A computer rendering of Eviation's Alice electric commuter aircraft in flight. Photo: Eviation
Eviation has established a new U.S. facility to start manufacturing and flight testing its 9-passenger electric propeller powered airplane, the Alice commuter, which the company’s chief executive told Avionics International will be ready for commercial service by 2021.
Alice is being developed as a battery powered aircraft capable of flying up to 650 miles at a cruising altitude of 10,000 feet. The aircraft is currently being assembled at the Israeli firm’s new facility in Prescott, Arizona. A first prototype of the Alice commuter will fly at the 2019 Paris Air Show.
Eviation CEO Omer Bar-Yohay said the company anticipates the beginning of its certification campaign later this year. His goal is to obtain regulatory airworthiness approval under Part 23 commuter and on-demand operations type certification requirements.
“With an IP portfolio that includes thermal management and autonomous landing, our craft faces zero regulatory hurdles. It is compliant with today's certification requirements, and we’re in talks with a growing number of regional flight operators,” Bar-Yohay said.
South Korean battery manufacturer Kokam Co. is providing 900 kilowatt hour lithium ion battery pack for the aircraft under a $1 million supplier agreement signed with Eviation at the 2018 Singapore Airshow. Kokam was also the battery supplier for the Solar Impulse 2, which completed an around-the-globe solar-powered flight in 2016.
Harzell Propeller is providing the aircraft's carbon fiber blades with nickel cobalt leading edges, marking the first time the company's propellers are featured on a regional electric-powered aircraft design.
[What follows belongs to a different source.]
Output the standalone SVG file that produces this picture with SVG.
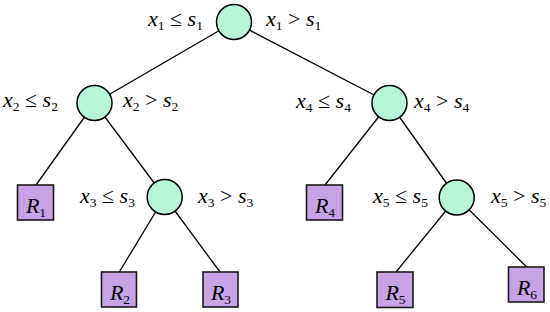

Chief Executive Officer Omer Bar-Yohay. Photo: Eviation
According to Bar-Yohay, the aircraft will need to be powered or charged with the use of an electric port that will require three hours to recharge. It also uses two wingtip-mounted pusher propellers and a tailcone propeller to fly.
In all-electric and series hybrid architectures, electrical power systems must be rated for the entire propulsive power of the airplane, which Bar-Yohay said was a focus of the Alice design team.
“Navigating the plane will be the same as a traditional jet fueled aircraft. For example, an electric aircraft has to take into consideration the same weight when it lands as when it takes off, which is no different than jet fueled counterparts which are designed to take off and land with the same full weight constraints in case of emergency,” Bar-Yohay said.
Alice is one of more than 100 different electric-powered aircraft flying or being developed at the moment, according to research into electric powered airplane technology published by German consultancy firm Roland Berger last year.
Other concepts include Pipistrel’s Alpha Electro G2 with capacity for two passengers. The Slovenian company is also designing a 19-passenger hybrid fuel cell commuter aircraft it intends to fly by 2025. Elsewhere, Boeing-backed Zunum Aero is working with Safran Helicopter Engines to develop a new-generation engine turbine to power their ZA10 electric aircraft generator.
Easyjet, Europe’s second largest commercial airline, also has a partnership with U.S.-based startup Wright Electric to develop an electric engine for a nine-seater aircraft that will take its first flight this year. The British carrier wants to start flying electric-powered passenger flights by 2027.
Eviation is currently conducting research and development on the performance of Alice as part of a partnership with Embry-Riddle Aeronautical University at their new Arizona facility. A timeline for a flight testing campaign and further details on the aircraft's design will be released at the public unveiling of Alice in Paris.
Once certification is achieved, the Eviation CEO is targeting a $5 million price tag for Alice and an operating cost of $200 per flight hour.
“We’re still determining the primary flight operations that Alice will serve. We anticipate it will fly within routes that are most common with regional business commuters,” Bar-Yohay said.